--- Begin ---

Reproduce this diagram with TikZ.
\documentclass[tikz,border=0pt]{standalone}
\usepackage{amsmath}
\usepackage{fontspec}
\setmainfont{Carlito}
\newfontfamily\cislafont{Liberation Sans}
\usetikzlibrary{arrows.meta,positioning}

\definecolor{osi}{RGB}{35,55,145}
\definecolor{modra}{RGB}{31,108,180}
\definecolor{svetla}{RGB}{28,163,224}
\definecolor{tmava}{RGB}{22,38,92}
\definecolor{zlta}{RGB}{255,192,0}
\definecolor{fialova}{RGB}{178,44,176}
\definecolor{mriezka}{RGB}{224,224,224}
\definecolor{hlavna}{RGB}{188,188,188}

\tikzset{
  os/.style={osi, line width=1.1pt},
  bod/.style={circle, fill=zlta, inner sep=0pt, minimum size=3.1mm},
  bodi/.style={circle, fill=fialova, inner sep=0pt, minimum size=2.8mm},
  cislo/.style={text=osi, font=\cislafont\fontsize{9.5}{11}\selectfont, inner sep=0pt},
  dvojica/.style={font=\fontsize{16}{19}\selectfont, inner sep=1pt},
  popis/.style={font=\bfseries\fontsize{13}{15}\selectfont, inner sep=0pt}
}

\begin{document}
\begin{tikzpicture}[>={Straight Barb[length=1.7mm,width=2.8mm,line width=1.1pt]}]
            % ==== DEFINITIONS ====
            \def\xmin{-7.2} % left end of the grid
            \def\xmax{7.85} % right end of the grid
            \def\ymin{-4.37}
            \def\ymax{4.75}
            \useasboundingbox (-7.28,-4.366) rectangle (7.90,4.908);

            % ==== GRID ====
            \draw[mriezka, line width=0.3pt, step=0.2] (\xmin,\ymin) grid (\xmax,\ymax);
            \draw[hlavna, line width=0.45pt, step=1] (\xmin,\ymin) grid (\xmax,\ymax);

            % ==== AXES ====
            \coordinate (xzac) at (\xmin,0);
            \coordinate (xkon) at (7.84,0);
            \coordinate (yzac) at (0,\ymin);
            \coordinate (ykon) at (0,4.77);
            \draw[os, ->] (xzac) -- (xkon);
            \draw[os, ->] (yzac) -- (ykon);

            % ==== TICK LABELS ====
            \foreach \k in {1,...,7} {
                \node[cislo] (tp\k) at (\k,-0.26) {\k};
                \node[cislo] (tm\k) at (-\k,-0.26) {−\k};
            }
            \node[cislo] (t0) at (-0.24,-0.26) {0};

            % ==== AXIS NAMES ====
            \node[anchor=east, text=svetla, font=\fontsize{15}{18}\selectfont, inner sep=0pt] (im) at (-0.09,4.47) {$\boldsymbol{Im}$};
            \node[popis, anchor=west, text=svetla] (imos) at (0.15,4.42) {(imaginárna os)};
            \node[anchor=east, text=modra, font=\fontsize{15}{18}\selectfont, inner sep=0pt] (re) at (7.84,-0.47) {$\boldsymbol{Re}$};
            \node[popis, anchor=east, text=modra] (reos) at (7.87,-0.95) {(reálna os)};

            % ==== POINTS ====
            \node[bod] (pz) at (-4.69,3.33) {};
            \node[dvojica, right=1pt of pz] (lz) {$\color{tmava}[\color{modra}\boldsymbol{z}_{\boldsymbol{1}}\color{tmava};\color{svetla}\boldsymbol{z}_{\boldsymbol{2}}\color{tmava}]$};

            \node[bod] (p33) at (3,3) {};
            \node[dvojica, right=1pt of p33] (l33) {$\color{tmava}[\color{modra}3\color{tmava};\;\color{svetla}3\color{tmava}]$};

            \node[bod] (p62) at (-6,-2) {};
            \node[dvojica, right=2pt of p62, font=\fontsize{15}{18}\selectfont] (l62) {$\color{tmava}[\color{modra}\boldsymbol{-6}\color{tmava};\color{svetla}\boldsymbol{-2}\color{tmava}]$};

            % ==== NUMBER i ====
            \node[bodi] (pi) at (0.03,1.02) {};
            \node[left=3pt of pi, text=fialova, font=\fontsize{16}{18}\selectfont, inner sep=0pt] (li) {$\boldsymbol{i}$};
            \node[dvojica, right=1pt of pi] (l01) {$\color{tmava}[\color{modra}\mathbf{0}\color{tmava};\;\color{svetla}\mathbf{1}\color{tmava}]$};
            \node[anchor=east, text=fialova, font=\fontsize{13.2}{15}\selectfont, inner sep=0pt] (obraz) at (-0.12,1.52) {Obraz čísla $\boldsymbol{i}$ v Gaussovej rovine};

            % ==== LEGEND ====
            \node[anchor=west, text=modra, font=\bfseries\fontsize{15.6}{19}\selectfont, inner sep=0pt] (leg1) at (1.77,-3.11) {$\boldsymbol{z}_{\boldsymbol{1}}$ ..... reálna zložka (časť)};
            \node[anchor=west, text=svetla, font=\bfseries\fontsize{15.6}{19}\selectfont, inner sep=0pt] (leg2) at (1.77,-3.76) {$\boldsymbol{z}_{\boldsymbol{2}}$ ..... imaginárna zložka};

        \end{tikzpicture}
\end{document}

--- End ---

PROBLEM STATEMENT. Extract the lines above, from the first one through the one containing "(yzac) -- (ykon);", and return only those, unchanged.

PROBLEM SOLUTION.
Reproduce this diagram with TikZ.
\documentclass[tikz,border=0pt]{standalone}
\usepackage{amsmath}
\usepackage{fontspec}
\setmainfont{Carlito}
\newfontfamily\cislafont{Liberation Sans}
\usetikzlibrary{arrows.meta,positioning}

\definecolor{osi}{RGB}{35,55,145}
\definecolor{modra}{RGB}{31,108,180}
\definecolor{svetla}{RGB}{28,163,224}
\definecolor{tmava}{RGB}{22,38,92}
\definecolor{zlta}{RGB}{255,192,0}
\definecolor{fialova}{RGB}{178,44,176}
\definecolor{mriezka}{RGB}{224,224,224}
\definecolor{hlavna}{RGB}{188,188,188}

\tikzset{
  os/.style={osi, line width=1.1pt},
  bod/.style={circle, fill=zlta, inner sep=0pt, minimum size=3.1mm},
  bodi/.style={circle, fill=fialova, inner sep=0pt, minimum size=2.8mm},
  cislo/.style={text=osi, font=\cislafont\fontsize{9.5}{11}\selectfont, inner sep=0pt},
  dvojica/.style={font=\fontsize{16}{19}\selectfont, inner sep=1pt},
  popis/.style={font=\bfseries\fontsize{13}{15}\selectfont, inner sep=0pt}
}

\begin{document}
\begin{tikzpicture}[>={Straight Barb[length=1.7mm,width=2.8mm,line width=1.1pt]}]
            % ==== DEFINITIONS ====
            \def\xmin{-7.2} % left end of the grid
            \def\xmax{7.85} % right end of the grid
            \def\ymin{-4.37}
            \def\ymax{4.75}
            \useasboundingbox (-7.28,-4.366) rectangle (7.90,4.908);

            % ==== GRID ====
            \draw[mriezka, line width=0.3pt, step=0.2] (\xmin,\ymin) grid (\xmax,\ymax);
            \draw[hlavna, line width=0.45pt, step=1] (\xmin,\ymin) grid (\xmax,\ymax);

            % ==== AXES ====
            \coordinate (xzac) at (\xmin,0);
            \coordinate (xkon) at (7.84,0);
            \coordinate (yzac) at (0,\ymin);
            \coordinate (ykon) at (0,4.77);
            \draw[os, ->] (xzac) -- (xkon);
            \draw[os, ->] (yzac) -- (ykon);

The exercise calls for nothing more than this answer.